WHAT TO WORK ON:
Hand back each line, unchanged, from the top down to the line where "from matplotlib.patches import Polygon" sits.

++++++

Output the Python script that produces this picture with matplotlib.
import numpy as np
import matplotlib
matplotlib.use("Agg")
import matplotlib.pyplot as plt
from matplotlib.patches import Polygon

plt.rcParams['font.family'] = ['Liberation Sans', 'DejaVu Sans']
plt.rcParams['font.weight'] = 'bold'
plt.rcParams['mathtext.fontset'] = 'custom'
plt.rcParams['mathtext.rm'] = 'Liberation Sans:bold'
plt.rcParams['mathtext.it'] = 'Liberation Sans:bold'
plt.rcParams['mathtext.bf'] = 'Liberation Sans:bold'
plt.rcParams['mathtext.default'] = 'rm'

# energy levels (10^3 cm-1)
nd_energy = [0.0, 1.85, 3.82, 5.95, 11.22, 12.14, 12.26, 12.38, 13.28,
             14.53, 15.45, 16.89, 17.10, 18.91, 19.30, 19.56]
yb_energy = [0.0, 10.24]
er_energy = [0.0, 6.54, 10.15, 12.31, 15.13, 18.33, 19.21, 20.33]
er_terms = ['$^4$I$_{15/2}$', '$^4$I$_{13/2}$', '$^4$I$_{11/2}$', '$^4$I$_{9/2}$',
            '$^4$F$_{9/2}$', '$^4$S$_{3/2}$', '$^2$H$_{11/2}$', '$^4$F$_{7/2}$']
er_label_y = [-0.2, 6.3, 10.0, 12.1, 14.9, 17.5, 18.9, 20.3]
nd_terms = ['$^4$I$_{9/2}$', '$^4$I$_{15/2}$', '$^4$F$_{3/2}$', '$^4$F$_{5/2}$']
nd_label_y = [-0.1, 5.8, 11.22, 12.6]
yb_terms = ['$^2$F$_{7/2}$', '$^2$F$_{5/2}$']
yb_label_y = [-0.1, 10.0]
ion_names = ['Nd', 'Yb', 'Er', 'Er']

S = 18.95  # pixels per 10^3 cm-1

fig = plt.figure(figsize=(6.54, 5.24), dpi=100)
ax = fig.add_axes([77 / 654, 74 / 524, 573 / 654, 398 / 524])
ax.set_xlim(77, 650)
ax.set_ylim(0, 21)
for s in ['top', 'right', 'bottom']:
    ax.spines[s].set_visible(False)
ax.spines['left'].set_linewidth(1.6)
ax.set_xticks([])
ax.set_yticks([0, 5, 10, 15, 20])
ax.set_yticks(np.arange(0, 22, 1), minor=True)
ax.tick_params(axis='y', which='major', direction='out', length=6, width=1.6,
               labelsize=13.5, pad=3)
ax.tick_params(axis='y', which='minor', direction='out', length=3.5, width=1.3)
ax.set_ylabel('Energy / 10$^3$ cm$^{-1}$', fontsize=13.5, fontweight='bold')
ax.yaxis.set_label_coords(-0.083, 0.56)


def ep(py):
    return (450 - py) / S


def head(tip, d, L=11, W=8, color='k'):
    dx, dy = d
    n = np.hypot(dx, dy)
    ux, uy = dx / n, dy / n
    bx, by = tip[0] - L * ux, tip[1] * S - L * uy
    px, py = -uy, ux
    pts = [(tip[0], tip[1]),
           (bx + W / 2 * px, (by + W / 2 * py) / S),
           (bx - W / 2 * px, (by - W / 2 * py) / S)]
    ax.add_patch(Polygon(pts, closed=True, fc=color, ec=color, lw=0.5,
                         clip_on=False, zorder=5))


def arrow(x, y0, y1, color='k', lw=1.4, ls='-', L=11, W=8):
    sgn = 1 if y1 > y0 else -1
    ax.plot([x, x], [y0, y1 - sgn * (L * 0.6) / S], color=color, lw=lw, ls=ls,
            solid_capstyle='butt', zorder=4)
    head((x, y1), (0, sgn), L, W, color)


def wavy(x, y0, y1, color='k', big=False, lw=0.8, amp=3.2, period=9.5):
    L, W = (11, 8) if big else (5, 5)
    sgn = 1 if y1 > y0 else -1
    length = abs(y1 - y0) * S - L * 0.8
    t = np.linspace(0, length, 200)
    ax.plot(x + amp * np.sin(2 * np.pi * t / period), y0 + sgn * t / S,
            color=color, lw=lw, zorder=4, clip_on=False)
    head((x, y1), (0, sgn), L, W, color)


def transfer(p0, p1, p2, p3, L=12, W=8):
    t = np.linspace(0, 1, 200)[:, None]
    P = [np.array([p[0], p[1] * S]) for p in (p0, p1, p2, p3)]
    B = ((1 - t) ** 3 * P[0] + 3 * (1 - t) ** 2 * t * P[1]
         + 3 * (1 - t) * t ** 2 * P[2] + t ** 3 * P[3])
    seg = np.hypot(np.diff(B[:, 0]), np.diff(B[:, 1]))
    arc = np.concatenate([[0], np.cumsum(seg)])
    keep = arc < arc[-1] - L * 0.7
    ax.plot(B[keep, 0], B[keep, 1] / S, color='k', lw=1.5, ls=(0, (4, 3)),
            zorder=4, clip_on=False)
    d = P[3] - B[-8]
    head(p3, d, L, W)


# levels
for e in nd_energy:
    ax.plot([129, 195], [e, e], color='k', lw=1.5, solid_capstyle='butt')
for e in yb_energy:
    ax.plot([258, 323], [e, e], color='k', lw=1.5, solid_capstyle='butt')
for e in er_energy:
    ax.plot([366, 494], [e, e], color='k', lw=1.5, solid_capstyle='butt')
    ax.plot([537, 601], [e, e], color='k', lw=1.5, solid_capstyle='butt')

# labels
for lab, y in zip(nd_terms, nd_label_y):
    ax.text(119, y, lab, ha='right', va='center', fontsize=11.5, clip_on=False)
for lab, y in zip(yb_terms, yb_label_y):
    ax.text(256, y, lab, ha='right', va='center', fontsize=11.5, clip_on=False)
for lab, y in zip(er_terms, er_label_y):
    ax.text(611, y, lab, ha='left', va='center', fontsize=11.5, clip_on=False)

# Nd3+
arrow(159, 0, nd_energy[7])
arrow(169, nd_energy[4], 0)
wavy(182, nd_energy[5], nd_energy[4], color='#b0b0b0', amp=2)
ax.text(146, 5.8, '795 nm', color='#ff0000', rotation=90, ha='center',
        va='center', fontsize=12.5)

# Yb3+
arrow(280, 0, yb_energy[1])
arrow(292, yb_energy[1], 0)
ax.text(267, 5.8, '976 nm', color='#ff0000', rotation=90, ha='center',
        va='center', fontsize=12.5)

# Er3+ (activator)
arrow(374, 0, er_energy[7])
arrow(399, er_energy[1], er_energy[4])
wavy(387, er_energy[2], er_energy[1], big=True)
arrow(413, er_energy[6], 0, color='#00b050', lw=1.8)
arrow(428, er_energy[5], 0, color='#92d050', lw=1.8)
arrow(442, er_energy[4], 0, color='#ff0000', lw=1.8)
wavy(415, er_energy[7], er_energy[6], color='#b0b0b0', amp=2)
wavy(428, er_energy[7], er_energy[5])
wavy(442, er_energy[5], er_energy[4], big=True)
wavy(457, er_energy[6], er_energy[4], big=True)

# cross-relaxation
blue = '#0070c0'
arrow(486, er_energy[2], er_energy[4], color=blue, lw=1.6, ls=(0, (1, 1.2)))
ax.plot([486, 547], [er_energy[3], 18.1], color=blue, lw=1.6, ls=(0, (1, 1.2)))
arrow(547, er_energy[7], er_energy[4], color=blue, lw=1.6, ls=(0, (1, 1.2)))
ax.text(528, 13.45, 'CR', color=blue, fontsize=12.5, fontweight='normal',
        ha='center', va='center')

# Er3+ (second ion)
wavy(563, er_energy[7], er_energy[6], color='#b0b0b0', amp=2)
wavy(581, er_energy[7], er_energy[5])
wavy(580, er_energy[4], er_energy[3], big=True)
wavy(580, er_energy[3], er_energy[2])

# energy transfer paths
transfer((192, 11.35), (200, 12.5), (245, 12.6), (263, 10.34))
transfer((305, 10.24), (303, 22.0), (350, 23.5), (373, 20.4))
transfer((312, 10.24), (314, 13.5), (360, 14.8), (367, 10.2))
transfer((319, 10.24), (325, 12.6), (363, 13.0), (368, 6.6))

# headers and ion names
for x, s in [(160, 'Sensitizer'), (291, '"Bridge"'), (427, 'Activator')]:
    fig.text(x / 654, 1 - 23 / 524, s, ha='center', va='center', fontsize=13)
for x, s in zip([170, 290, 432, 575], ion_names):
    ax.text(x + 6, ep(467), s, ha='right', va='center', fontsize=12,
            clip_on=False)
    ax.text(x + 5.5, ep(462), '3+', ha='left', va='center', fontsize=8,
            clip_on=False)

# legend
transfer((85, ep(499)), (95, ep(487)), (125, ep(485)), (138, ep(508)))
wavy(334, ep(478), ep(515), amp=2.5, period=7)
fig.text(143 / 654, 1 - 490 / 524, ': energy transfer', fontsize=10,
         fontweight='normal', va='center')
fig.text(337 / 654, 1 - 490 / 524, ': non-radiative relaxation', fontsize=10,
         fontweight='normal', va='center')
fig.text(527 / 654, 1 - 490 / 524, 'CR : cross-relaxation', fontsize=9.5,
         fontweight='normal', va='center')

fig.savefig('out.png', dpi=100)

++++++

ANSWER TO THIS TASK:
Output the Python script that produces this picture with matplotlib.
import numpy as np
import matplotlib
matplotlib.use("Agg")
import matplotlib.pyplot as plt
from matplotlib.patches import Polygon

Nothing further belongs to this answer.